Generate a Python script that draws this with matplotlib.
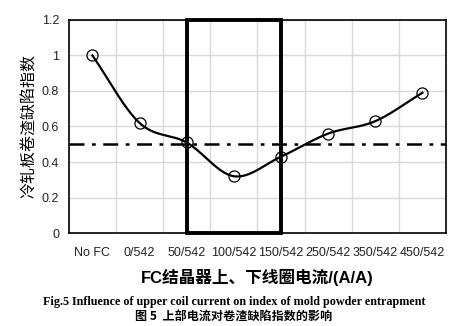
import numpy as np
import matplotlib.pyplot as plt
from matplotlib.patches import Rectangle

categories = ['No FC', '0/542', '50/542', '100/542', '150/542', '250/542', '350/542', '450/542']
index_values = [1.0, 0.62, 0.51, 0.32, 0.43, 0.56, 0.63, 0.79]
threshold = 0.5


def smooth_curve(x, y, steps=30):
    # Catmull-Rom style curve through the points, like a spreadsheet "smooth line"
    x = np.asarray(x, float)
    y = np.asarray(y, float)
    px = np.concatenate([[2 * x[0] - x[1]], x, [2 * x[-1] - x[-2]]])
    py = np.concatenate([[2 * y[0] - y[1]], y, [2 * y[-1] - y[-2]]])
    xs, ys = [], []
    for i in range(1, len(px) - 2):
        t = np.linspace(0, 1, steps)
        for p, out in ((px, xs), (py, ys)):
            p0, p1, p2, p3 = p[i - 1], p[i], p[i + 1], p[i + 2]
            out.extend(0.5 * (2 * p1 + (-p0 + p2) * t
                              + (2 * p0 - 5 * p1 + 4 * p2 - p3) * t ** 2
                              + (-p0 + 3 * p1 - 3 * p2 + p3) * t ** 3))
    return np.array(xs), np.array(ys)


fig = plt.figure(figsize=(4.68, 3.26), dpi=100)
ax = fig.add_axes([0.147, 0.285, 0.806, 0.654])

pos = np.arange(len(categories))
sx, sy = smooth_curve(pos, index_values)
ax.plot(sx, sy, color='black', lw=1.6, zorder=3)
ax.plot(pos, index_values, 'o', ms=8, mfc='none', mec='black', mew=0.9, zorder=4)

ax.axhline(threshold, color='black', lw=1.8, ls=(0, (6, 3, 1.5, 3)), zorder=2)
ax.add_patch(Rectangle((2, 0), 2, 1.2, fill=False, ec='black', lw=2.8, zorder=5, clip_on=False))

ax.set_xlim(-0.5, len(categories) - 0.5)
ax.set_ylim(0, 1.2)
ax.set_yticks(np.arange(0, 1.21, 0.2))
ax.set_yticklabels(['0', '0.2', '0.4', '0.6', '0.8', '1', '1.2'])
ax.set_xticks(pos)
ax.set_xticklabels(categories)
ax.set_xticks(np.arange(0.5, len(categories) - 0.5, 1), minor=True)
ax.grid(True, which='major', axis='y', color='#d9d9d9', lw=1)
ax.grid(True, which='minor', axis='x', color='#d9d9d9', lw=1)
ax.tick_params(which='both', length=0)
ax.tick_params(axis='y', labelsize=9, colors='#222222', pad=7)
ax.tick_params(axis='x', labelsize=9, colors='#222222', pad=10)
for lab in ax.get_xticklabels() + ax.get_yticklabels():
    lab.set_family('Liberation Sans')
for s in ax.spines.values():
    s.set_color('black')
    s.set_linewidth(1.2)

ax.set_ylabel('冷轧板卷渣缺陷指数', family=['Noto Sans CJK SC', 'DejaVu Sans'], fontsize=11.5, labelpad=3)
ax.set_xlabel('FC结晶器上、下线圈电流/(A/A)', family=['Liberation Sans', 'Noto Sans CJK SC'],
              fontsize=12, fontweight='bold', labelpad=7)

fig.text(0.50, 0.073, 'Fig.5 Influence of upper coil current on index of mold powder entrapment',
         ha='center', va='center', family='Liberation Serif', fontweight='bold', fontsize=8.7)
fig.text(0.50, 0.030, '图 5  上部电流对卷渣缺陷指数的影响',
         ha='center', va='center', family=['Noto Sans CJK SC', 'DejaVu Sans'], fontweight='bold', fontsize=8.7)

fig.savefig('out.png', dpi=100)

----------------

■ **TASK GOAL**
Return only the lines running from the top of the data to the line that holds "mec='black', mew=0.9, zorder=4)". Include both of those lines, but skip the pictures.

■ **WRITTEN ANSWER**
Generate a Python script that draws this with matplotlib.
import numpy as np
import matplotlib.pyplot as plt
from matplotlib.patches import Rectangle

categories = ['No FC', '0/542', '50/542', '100/542', '150/542', '250/542', '350/542', '450/542']
index_values = [1.0, 0.62, 0.51, 0.32, 0.43, 0.56, 0.63, 0.79]
threshold = 0.5


def smooth_curve(x, y, steps=30):
    # Catmull-Rom style curve through the points, like a spreadsheet "smooth line"
    x = np.asarray(x, float)
    y = np.asarray(y, float)
    px = np.concatenate([[2 * x[0] - x[1]], x, [2 * x[-1] - x[-2]]])
    py = np.concatenate([[2 * y[0] - y[1]], y, [2 * y[-1] - y[-2]]])
    xs, ys = [], []
    for i in range(1, len(px) - 2):
        t = np.linspace(0, 1, steps)
        for p, out in ((px, xs), (py, ys)):
            p0, p1, p2, p3 = p[i - 1], p[i], p[i + 1], p[i + 2]
            out.extend(0.5 * (2 * p1 + (-p0 + p2) * t
                              + (2 * p0 - 5 * p1 + 4 * p2 - p3) * t ** 2
                              + (-p0 + 3 * p1 - 3 * p2 + p3) * t ** 3))
    return np.array(xs), np.array(ys)


fig = plt.figure(figsize=(4.68, 3.26), dpi=100)
ax = fig.add_axes([0.147, 0.285, 0.806, 0.654])

pos = np.arange(len(categories))
sx, sy = smooth_curve(pos, index_values)
ax.plot(sx, sy, color='black', lw=1.6, zorder=3)
ax.plot(pos, index_values, 'o', ms=8, mfc='none', mec='black', mew=0.9, zorder=4)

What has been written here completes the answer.